It’s a killer…
OK, OK, look. I never saw Suicide Squad. I have no plans to see it. As I noted here, the critics’ savage reviews were enough to keep me away.
But I did get my hands on NJ Croce’s Suicide Squad bendables boxed set — and I’m a big Margot Robbie fan — so I figured, what the hell. Let’s give this thing a shot.
It retails for about $40, but like I always say, shop around.
So how do you turn someone as stunning as Margot Robbie into a 5-6-inch bendable figure and still capture her considerable appeal? Simple. Have NJ Croce produce her. Seriously — and I’m not blowing smoke — this is a company that keeps getting better and better at capturing the likenesses and body types of actors and actresses.

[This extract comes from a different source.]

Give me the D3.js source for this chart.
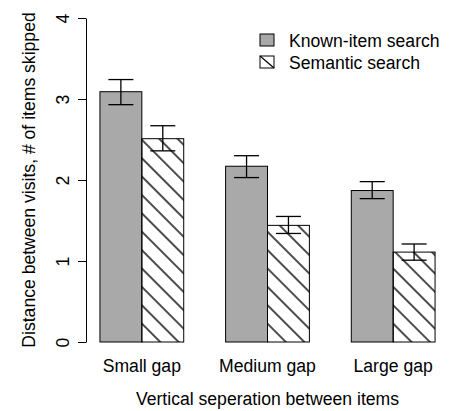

Sure, she’s not a dead ringer, but at this size and with these materials, she’s first-rate. And since the company doesn’t have to worry about articulation joints and seams, her body type is much smoother than your typical action figure. (Get your head out of the gutter. This is a simple matter of accuracy and aesthetics, you perv.)
Man, a lot of people were put off by the look of Jared Leto’s Joker. Not me. I could totally see him as a contemporary take on DC’s most famous psychopath. That you barely recognize him as the actor is an advantage manufacturers have when replicating him for the toy and collectible market.
Between the slicked back green hair and missing eyebrows, it’s a lot easier for NJ Croce to produce a bendable that looks like him, it seems to me. The hard part is all the tattoos and they nailed that.
Regardless, the Joker in this set is a worthy partner to Harley Quinn.
The Panda Bear Suit
Never saw the movie. Have no idea what this means but it looks fine to me. And the accessories — including Harley’s baseball bat — are welcome additions to the set.
So on the whole, this is fun set. If you’re a fan of the movie — and there were a lot of you — by all means, I recommend it. If you’re not? Then your mileage may vary. Either way, it looks good.